• DIRECTIVE:
Copy the data exactly as it appears, and do not include any pictures.

## begin PROVIDED DATA

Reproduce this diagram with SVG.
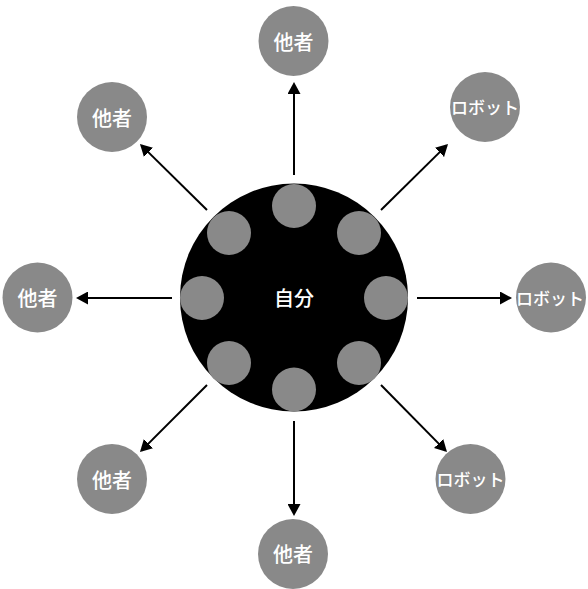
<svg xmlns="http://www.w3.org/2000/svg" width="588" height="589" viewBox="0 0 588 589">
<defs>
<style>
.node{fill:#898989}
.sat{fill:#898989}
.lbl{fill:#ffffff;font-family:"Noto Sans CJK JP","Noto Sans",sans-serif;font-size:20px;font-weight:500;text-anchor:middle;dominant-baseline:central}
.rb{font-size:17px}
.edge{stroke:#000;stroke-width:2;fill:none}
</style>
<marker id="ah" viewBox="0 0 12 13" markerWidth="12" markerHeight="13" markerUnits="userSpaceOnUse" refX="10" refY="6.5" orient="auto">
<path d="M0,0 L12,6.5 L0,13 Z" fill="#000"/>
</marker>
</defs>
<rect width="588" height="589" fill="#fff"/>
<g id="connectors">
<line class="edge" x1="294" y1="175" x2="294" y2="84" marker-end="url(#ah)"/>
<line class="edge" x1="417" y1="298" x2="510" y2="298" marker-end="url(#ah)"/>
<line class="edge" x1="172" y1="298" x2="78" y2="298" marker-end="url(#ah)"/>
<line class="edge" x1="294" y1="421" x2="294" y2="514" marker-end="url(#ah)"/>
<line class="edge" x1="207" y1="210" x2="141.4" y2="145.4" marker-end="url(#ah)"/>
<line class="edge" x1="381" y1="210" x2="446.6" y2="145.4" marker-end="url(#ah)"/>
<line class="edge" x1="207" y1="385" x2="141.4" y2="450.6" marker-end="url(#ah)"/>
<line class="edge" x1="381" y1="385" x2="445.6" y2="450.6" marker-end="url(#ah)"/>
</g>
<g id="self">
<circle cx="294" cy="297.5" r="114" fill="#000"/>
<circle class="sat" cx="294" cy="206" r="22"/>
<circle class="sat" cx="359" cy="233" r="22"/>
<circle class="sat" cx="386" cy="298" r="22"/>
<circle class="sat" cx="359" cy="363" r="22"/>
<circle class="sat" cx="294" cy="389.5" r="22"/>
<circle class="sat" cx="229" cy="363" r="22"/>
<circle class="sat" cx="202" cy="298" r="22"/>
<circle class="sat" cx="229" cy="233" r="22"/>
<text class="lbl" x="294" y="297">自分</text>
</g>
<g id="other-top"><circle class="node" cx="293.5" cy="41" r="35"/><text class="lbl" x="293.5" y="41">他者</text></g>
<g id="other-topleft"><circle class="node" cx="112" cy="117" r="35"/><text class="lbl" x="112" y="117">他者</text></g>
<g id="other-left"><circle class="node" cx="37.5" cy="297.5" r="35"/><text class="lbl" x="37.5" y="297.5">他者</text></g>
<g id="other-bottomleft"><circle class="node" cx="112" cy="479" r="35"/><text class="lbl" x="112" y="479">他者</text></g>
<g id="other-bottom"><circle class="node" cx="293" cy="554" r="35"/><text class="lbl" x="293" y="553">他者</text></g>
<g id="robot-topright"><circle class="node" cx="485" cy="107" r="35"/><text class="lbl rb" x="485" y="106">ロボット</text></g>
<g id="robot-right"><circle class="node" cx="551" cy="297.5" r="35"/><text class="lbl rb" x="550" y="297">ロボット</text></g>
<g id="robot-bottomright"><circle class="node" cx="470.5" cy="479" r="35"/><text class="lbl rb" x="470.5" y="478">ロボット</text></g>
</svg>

## end PROVIDED DATA

• RESULT BELOW:
Reproduce this diagram with SVG.
<svg xmlns="http://www.w3.org/2000/svg" width="588" height="589" viewBox="0 0 588 589">
<defs>
<style>
.node{fill:#898989}
.sat{fill:#898989}
.lbl{fill:#ffffff;font-family:"Noto Sans CJK JP","Noto Sans",sans-serif;font-size:20px;font-weight:500;text-anchor:middle;dominant-baseline:central}
.rb{font-size:17px}
.edge{stroke:#000;stroke-width:2;fill:none}
</style>
<marker id="ah" viewBox="0 0 12 13" markerWidth="12" markerHeight="13" markerUnits="userSpaceOnUse" refX="10" refY="6.5" orient="auto">
<path d="M0,0 L12,6.5 L0,13 Z" fill="#000"/>
</marker>
</defs>
<rect width="588" height="589" fill="#fff"/>
<g id="connectors">
<line class="edge" x1="294" y1="175" x2="294" y2="84" marker-end="url(#ah)"/>
<line class="edge" x1="417" y1="298" x2="510" y2="298" marker-end="url(#ah)"/>
<line class="edge" x1="172" y1="298" x2="78" y2="298" marker-end="url(#ah)"/>
<line class="edge" x1="294" y1="421" x2="294" y2="514" marker-end="url(#ah)"/>
<line class="edge" x1="207" y1="210" x2="141.4" y2="145.4" marker-end="url(#ah)"/>
<line class="edge" x1="381" y1="210" x2="446.6" y2="145.4" marker-end="url(#ah)"/>
<line class="edge" x1="207" y1="385" x2="141.4" y2="450.6" marker-end="url(#ah)"/>
<line class="edge" x1="381" y1="385" x2="445.6" y2="450.6" marker-end="url(#ah)"/>
</g>
<g id="self">
<circle cx="294" cy="297.5" r="114" fill="#000"/>
<circle class="sat" cx="294" cy="206" r="22"/>
<circle class="sat" cx="359" cy="233" r="22"/>
<circle class="sat" cx="386" cy="298" r="22"/>
<circle class="sat" cx="359" cy="363" r="22"/>
<circle class="sat" cx="294" cy="389.5" r="22"/>
<circle class="sat" cx="229" cy="363" r="22"/>
<circle class="sat" cx="202" cy="298" r="22"/>
<circle class="sat" cx="229" cy="233" r="22"/>
<text class="lbl" x="294" y="297">自分</text>
</g>
<g id="other-top"><circle class="node" cx="293.5" cy="41" r="35"/><text class="lbl" x="293.5" y="41">他者</text></g>
<g id="other-topleft"><circle class="node" cx="112" cy="117" r="35"/><text class="lbl" x="112" y="117">他者</text></g>
<g id="other-left"><circle class="node" cx="37.5" cy="297.5" r="35"/><text class="lbl" x="37.5" y="297.5">他者</text></g>
<g id="other-bottomleft"><circle class="node" cx="112" cy="479" r="35"/><text class="lbl" x="112" y="479">他者</text></g>
<g id="other-bottom"><circle class="node" cx="293" cy="554" r="35"/><text class="lbl" x="293" y="553">他者</text></g>
<g id="robot-topright"><circle class="node" cx="485" cy="107" r="35"/><text class="lbl rb" x="485" y="106">ロボット</text></g>
<g id="robot-right"><circle class="node" cx="551" cy="297.5" r="35"/><text class="lbl rb" x="550" y="297">ロボット</text></g>
<g id="robot-bottomright"><circle class="node" cx="470.5" cy="479" r="35"/><text class="lbl rb" x="470.5" y="478">ロボット</text></g>
</svg>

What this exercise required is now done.